WOLFGANG GAST LEUCHTEN DER MENSCHHEIT : Folter in den Kellern der CIA
Glenn L. Carle weiß, wovon er redet, wenn er die Praktiken des US-Geheimdienstes anprangert. Schließlich war er 20 Jahre bei der CIA, und zuletzt war er Vize des National Intelligence Office for Transnational Threats, einer Abteilung zur Abwehr von die USA bedrohenden Gefahren.
Im Spätherbst 2002 erhält Carle den Auftrag, einen arabischen Geschäftsmann zu verhören, angeblich ein hochrangiger Al-Qaida-Mann. Es ist ein Job, auf den sich der altgediente CIA-Mann sogar freut. Wie er schreibt, weil er einen wichtigen Beitrag im Kampf gegen den Terror leisten will.

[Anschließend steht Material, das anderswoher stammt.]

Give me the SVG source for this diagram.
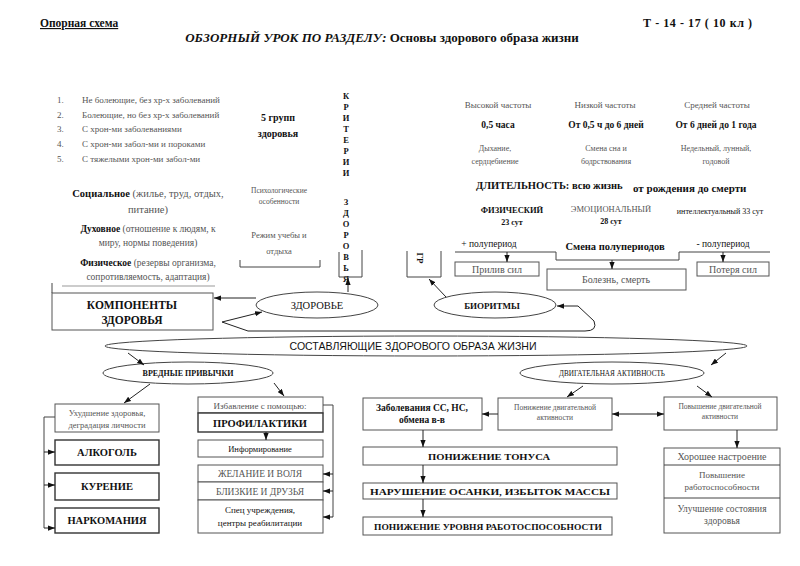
<svg xmlns="http://www.w3.org/2000/svg" width="800" height="566" viewBox="0 0 800 566" font-family="'Liberation Serif','Times New Roman',serif">
<defs>
<marker id="ah" viewBox="0 0 8 6" refX="8" refY="3" markerWidth="7" markerHeight="5.5" markerUnits="userSpaceOnUse" orient="auto-start-reverse"><path d="M0,0 L8,3 L0,6 z" fill="#111"/></marker>
</defs>
<style>
text{font-family:"Liberation Serif","Times New Roman",serif;fill:#111}
.g{fill:#555}
.b{font-weight:bold}
.c{text-anchor:middle}
.box{fill:#fff;stroke:#555;stroke-width:1}
.bb{fill:#fff;stroke:#333;stroke-width:1.4}
.ell{fill:#fff;stroke:#444;stroke-width:1}
.ln{fill:none;stroke:#444;stroke-width:1}
.ar{fill:none;stroke:#222;stroke-width:1;marker-end:url(#ah)}
.sans{font-family:"Liberation Sans",Arial,sans-serif}
</style>
<rect width="800" height="566" fill="#fff"/>

<g id="header">
<text x="40" y="27" font-size="11.5" class="b" text-decoration="underline">Опорная схема</text>
<text x="752" y="27" font-size="12" class="b" text-anchor="end" textLength="109" lengthAdjust="spacing">Т - 14 - 17 ( 10 кл )</text>
<text x="382" y="42" font-size="13" class="b c"><tspan font-style="italic">ОБЗОРНЫЙ УРОК ПО РАЗДЕЛУ:</tspan> Основы здорового образа жизни</text>
</g>

<g id="groups-list" font-size="9">
<text x="57" y="103" class="g">1.</text><text x="82" y="103" class="g">Не болеющие, без хр-х заболеваний</text>
<text x="57" y="118" class="g">2.</text><text x="82" y="118" class="g">Болеющие, но без хр-х заболеваний</text>
<text x="57" y="132" class="g">3.</text><text x="82" y="132" class="g">С хрон-ми заболеваниями</text>
<text x="57" y="147" class="g">4.</text><text x="82" y="147" class="g">С хрон-ми забол-ми и пороками</text>
<text x="57" y="162" class="g">5.</text><text x="82" y="162" class="g">С тяжелыми хрон-ми забол-ми</text>
</g>

<g id="five-groups" font-size="10">
<text x="278" y="121" class="b c">5 групп</text>
<text x="278" y="137" class="b c">здоровья</text>
</g>

<g id="criteria" font-size="8.5">
<text x="346" y="99" class="b c">К</text><text x="346" y="110" class="b c">Р</text><text x="346" y="121" class="b c">И</text><text x="346" y="132" class="b c">Т</text><text x="346" y="143" class="b c">Е</text><text x="346" y="154" class="b c">Р</text><text x="346" y="165" class="b c">И</text><text x="346" y="176" class="b c">И</text>
<text x="346" y="205" class="b c">З</text><text x="346" y="216" class="b c">Д</text><text x="346" y="227" class="b c">О</text><text x="346" y="238" class="b c">Р</text><text x="346" y="249" class="b c">О</text><text x="346" y="260" class="b c">В</text><text x="346" y="271" class="b c">Ь</text><text x="346" y="282" class="b c">Я</text>
<path class="ln" d="M339,252 V277 H362 V250"/>
</g>

<g id="psych">
<text x="279" y="193" font-size="7.5" class="g c">Психологические</text>
<text x="279" y="204" font-size="7.5" class="g c">особенности</text>
<text x="279" y="238" font-size="8.5" class="g c">Режим учебы и</text>
<text x="279" y="254" font-size="8.5" class="g c">отдыха</text>
<path class="ln" d="M240,260 V267 H320 V260"/>
</g>

<g id="components-text">
<text x="148" y="197" font-size="10.5" class="g c"><tspan class="b" fill="#111">Социальное</tspan> (жилье, труд, отдых,</text>
<text x="148" y="213" font-size="10.5" class="g c">питание)</text>
<text x="148" y="232" font-size="9.5" class="g c"><tspan class="b" fill="#111">Духовное</tspan> (отношение к людям, к</text>
<text x="148" y="246" font-size="9.5" class="g c">миру, нормы поведения)</text>
<text x="148" y="266" font-size="9.5" class="g c"><tspan class="b" fill="#111">Физическое</tspan> (резервы организма,</text>
<text x="148" y="280" font-size="9.5" class="g c">сопротивляемость, адаптация)</text>
<path d="M62,286 H215" stroke="#999" stroke-width="1"/>
</g>

<g id="rhythms-text">
<text x="498" y="108" font-size="9" class="g c">Высокой частоты</text>
<text x="605" y="108" font-size="9" class="g c">Низкой частоты</text>
<text x="717" y="108" font-size="9" class="g c">Средней частоты</text>
<text x="498" y="128" font-size="9.5" class="b c">0,5 часа</text>
<text x="606" y="128" font-size="9.5" class="b c">От 0,5 ч до 6 дней</text>
<text x="716" y="128" font-size="9.5" class="b c">От 6 дней до 1 года</text>
<text x="495" y="151" font-size="8" class="g c">Дыхание,</text>
<text x="495" y="164" font-size="8" class="g c">сердцебиение</text>
<text x="606" y="151" font-size="8" class="g c">Смена сна и</text>
<text x="606" y="164" font-size="8" class="g c">бодрствования</text>
<text x="716" y="151" font-size="8" class="g c">Недельный, лунный,</text>
<text x="716" y="164" font-size="8" class="g c">годовой</text>
<text x="476" y="189" font-size="10.5" class="b">ДЛИТЕЛЬНОСТЬ: всю жизнь</text>
<text x="633" y="192" font-size="11" class="b">от рождения до смерти</text>
<text x="512" y="213" font-size="8.5" class="b c">ФИЗИЧЕСКИЙ</text>
<text x="512" y="225" font-size="8" class="b c">23 сут</text>
<text x="611" y="212" font-size="8.5" class="g c">ЭМОЦИОНАЛЬНЫЙ</text>
<text x="611" y="224" font-size="8" class="b c">28 сут</text>
<text x="720" y="214" font-size="8" class="c">интеллектуальный 33 сут</text>
<text x="489" y="247" font-size="9.5" class="c">+ полупериод</text>
<text x="615" y="250" font-size="10.5" class="b c">Смена полупериодов</text>
<text x="723" y="247" font-size="9.5" class="c">- полупериод</text>
</g>

<g id="gr">
<path class="ln" d="M407,251 V277 H441 V251"/>
<text transform="translate(417,258) rotate(90)" font-size="9" class="b c">ГР</text>
</g>

<g id="priliv"><rect class="box" x="455" y="262" width="84" height="14"/><text x="497" y="273" font-size="10" class="g c">Прилив сил</text></g>
<g id="bolezn"><rect class="box" x="547" y="269" width="139" height="21"/><text x="616" y="283" font-size="10" class="g c">Болезнь, смерть</text></g>
<g id="poterya"><rect class="box" x="697" y="262" width="72" height="14"/><text x="733" y="273" font-size="10" class="g c">Потеря сил</text></g>

<g id="komponenty"><rect class="box" x="52" y="293" width="161" height="37"/><text x="132" y="309" font-size="11.5" class="b c">КОМПОНЕНТЫ</text><text x="132" y="324" font-size="11.5" class="b c">ЗДОРОВЬЯ</text></g>
<g id="zdorovye"><ellipse class="ell" cx="317" cy="305" rx="61" ry="13"/><text x="317" y="309" font-size="10.5" class="c">ЗДОРОВЬЕ</text></g>
<g id="bioritmy"><ellipse class="ell" cx="495" cy="305" rx="61" ry="13"/><text x="492" y="309" font-size="9" class="b c">БИОРИТМЫ</text></g>

<g id="sostav"><ellipse class="ell" cx="426" cy="346" rx="321" ry="10"/><text x="413" y="350" font-size="10.5" class="sans c" textLength="247" lengthAdjust="spacingAndGlyphs">СОСТАВЛЯЮЩИЕ ЗДОРОВОГО ОБРАЗА ЖИЗНИ</text></g>
<g id="vrednye"><ellipse class="ell" cx="188" cy="373" rx="85" ry="11"/><text x="188" y="376" font-size="8" class="b c">ВРЕДНЫЕ ПРИВЫЧКИ</text></g>
<g id="dvig"><ellipse class="ell" cx="612" cy="373" rx="92" ry="11"/><text x="612" y="376" font-size="7.5" class="c" textLength="106" lengthAdjust="spacingAndGlyphs">ДВИГАТЕЛЬНАЯ АКТИВНОСТЬ</text></g>

<g id="uhudshenie"><rect class="box" x="55" y="404" width="104" height="28"/><text x="107" y="416" font-size="8.5" class="g c">Ухудшение здоровья,</text><text x="107" y="428" font-size="8.5" class="g c">деградация личности</text></g>
<g id="alkogol"><rect class="bb" x="55" y="440" width="104" height="25"/><text x="107" y="456" font-size="10.5" class="b c">АЛКОГОЛЬ</text></g>
<g id="kurenie"><rect class="bb" x="55" y="473" width="104" height="27"/><text x="107" y="490" font-size="10.5" class="b c">КУРЕНИЕ</text></g>
<g id="narkomania"><rect class="bb" x="55" y="508" width="104" height="25"/><text x="107" y="524" font-size="10.5" class="b c">НАРКОМАНИЯ</text></g>

<g id="izbavlenie"><rect class="box" x="198" y="397" width="125" height="16"/><text x="260" y="408.5" font-size="9" class="g c">Избавление с помощью:</text></g>
<g id="profilaktika"><rect class="bb" x="198" y="413" width="125" height="19"/><text x="260" y="427" font-size="10.5" class="b c">ПРОФИЛАКТИКИ</text></g>
<g id="inform"><rect class="box" x="198" y="440" width="125" height="17"/><text x="260" y="451.5" font-size="8.5" class="c">Информирование</text></g>
<g id="zhelanie"><rect class="box" x="198" y="465" width="125" height="17"/><text x="260" y="477" font-size="9.5" class="g c">ЖЕЛАНИЕ И ВОЛЯ</text></g>
<g id="blizkie"><rect class="box" x="198" y="482" width="125" height="18"/><text x="260" y="494.5" font-size="9.5" class="g c">БЛИЗКИЕ И ДРУЗЬЯ</text></g>
<g id="spec"><rect class="box" x="198" y="500" width="125" height="33"/><text x="260" y="513" font-size="9" class="c">Спец учреждения,</text><text x="260" y="526" font-size="9" class="c">центры реабилитации</text></g>

<g id="zabolevaniya"><rect class="box" x="363" y="398" width="119" height="32"/><text x="422" y="411" font-size="9.5" class="b c">Заболевания СС, НС,</text><text x="422" y="423" font-size="9.5" class="b c">обмена в-в</text></g>
<g id="ponizhenie-dvig"><rect class="box" x="498" y="398" width="114" height="32"/><text x="555" y="410" font-size="7.5" class="g c">Понижение двигательной</text><text x="555" y="420" font-size="7.5" class="g c">активности</text></g>
<g id="tonus"><rect class="box" x="363" y="447" width="254" height="18"/><text x="489" y="460" font-size="9" class="b c" textLength="122" lengthAdjust="spacingAndGlyphs">ПОНИЖЕНИЕ ТОНУСА</text></g>
<g id="osanka"><rect class="box" x="363" y="483" width="254" height="16"/><text x="490" y="495" font-size="9" class="b c" textLength="240" lengthAdjust="spacingAndGlyphs">НАРУШЕНИЕ ОСАНКИ, ИЗБЫТОК МАССЫ</text></g>
<g id="rabotosp"><rect class="box" x="363" y="517" width="249" height="18"/><text x="488" y="530" font-size="8.5" class="b c" textLength="228" lengthAdjust="spacingAndGlyphs">ПОНИЖЕНИЕ УРОВНЯ РАБОТОСПОСОБНОСТИ</text></g>

<g id="povyshenie"><rect class="box" x="664" y="397" width="113" height="33"/><text x="720" y="409" font-size="7.5" class="g c">Повышение двигательной</text><text x="720" y="419" font-size="7.5" class="g c">активности</text></g>
<g id="result"><rect class="box" x="664" y="448" width="116" height="85"/><path class="ln" d="M664,465 H780 M664,498 H780"/>
<text x="722" y="460" font-size="10" class="g c">Хорошее настроение</text>
<text x="722" y="478" font-size="9" class="g c">Повышение</text><text x="722" y="490" font-size="9" class="g c">работоспособности</text>
<text x="722" y="512" font-size="9.5" class="g c">Улучшение состояния</text><text x="722" y="524" font-size="9.5" class="g c">здоровья</text></g>

<g id="connectors">
<path class="ln" d="M52,283 V293"/>
<path class="ar" d="M348,292 V278"/>
<path class="ar" d="M446,297 L429,279"/>
<path class="ln" d="M455,252 H556 V260 H679 V252 H770"/>
<path class="ar" d="M507,252 V262"/>
<path class="ar" d="M612,260 V269"/>
<path class="ar" d="M723,252 V262"/>
<path class="ar" d="M256,298 H214"/>
<path class="ar" d="M222,322 L262,312"/>
<path class="ar" d="M222,322 L248,331 H585 Q598,331 594,321 L578,306 H557"/>
<path class="ar" d="M128,353 L144,365"/>
<path class="ar" d="M726,353 L711,365"/>
<path class="ar" d="M150,384 L124,403"/>
<path class="ar" d="M274,383 L284,396"/>
<path class="ln" d="M55,417 H44 V528"/>
<path class="ar" d="M44,452 H55"/>
<path class="ar" d="M44,485 H55"/>
<path class="ar" d="M44,528 H55"/>
<path class="ar" d="M266,432 V440"/>
<path class="ln" d="M323,405 H333 V517"/>
<path class="ar" d="M333,474 H323"/>
<path class="ar" d="M333,491 H323"/>
<path class="ar" d="M333,517 H323"/>
<path class="ar" d="M583,386 L567,397"/>
<path class="ar" d="M697,386 L712,397"/>
<path class="ar" d="M498,414 H482"/>
<path class="ar" d="M638,414 H612"/>
<path class="ar" d="M638,414 H664"/>
<path class="ar" d="M423,430 V447"/>
<path class="ar" d="M423,465 V483"/>
<path class="ar" d="M423,499 V517"/>
<path class="ar" d="M737,430 V448"/>
</g>
</svg>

Captus, so der Codename des in Dubai verschleppten Mannes, wird in einem Geheimgefängnis (black site) bei einer befreundeten Macht eingesperrt. Abgeschottet von der Öffentlichkeit und vollkommen rechtlos. Er wird nach Carles Angaben dort „Druck und Zwang“ unterworfen, also Dauerbeschallung, Schlafentzug, Kälte, Isolation.
Carles Buch „Interrogator. In den Verhörkellern der CIA“ (Rowohlt, 2012) liest sich stellenweise wie ein Thriller – wären nicht die zahlreichen Schwärzungen, die der Geheimdienst aus „Sicherheitsgründen“ dem Autor auferlegte. Dass es bei „Interrogator“ um Tatsachen geht, hat dankenswerterweise der Lektor der deutschen Ausgabe im Nachwort hervorgehoben, das sich auf Recherchen verschiedener US-Medien stützt. Danach ist Captus der etwa 45-jährige Paschtune Haji Pacha Wazir, ein afghanischer Staatsbürger. Er betreibt ein Netz von Hawala-Agenturen, das sind traditionelle orientalische Gelddienstleister. Es ist ein informelles Kapitaltransfersystem, das auch zwielichtige Kunden anzieht. Die CIA ist überzeugt, eine Schlüsselfigur des Terrors gefangen zu haben. Für sie ist Wazir nicht mehr und nicht weniger als der Bankier von Ossama Bin Laden.
Es dauert sechs lange Jahre, bis sich die Bürokraten ihren Irrtum eingestehen und Captus freilassen. Wie weit Carle an Folterpraktiken letztlich beteiligt war, bleibt durch die Schwärzungen des Manuskripts im Dunkeln. Am Ende seines Textes fragt sich Carle: „Werden wir stark genug sein, nicht selbst zu den Dämonen zu werden, die zu bekämpfen wir vorgeben?“ Im Grunde hat der Autor diese Frage beantwortet: Nein.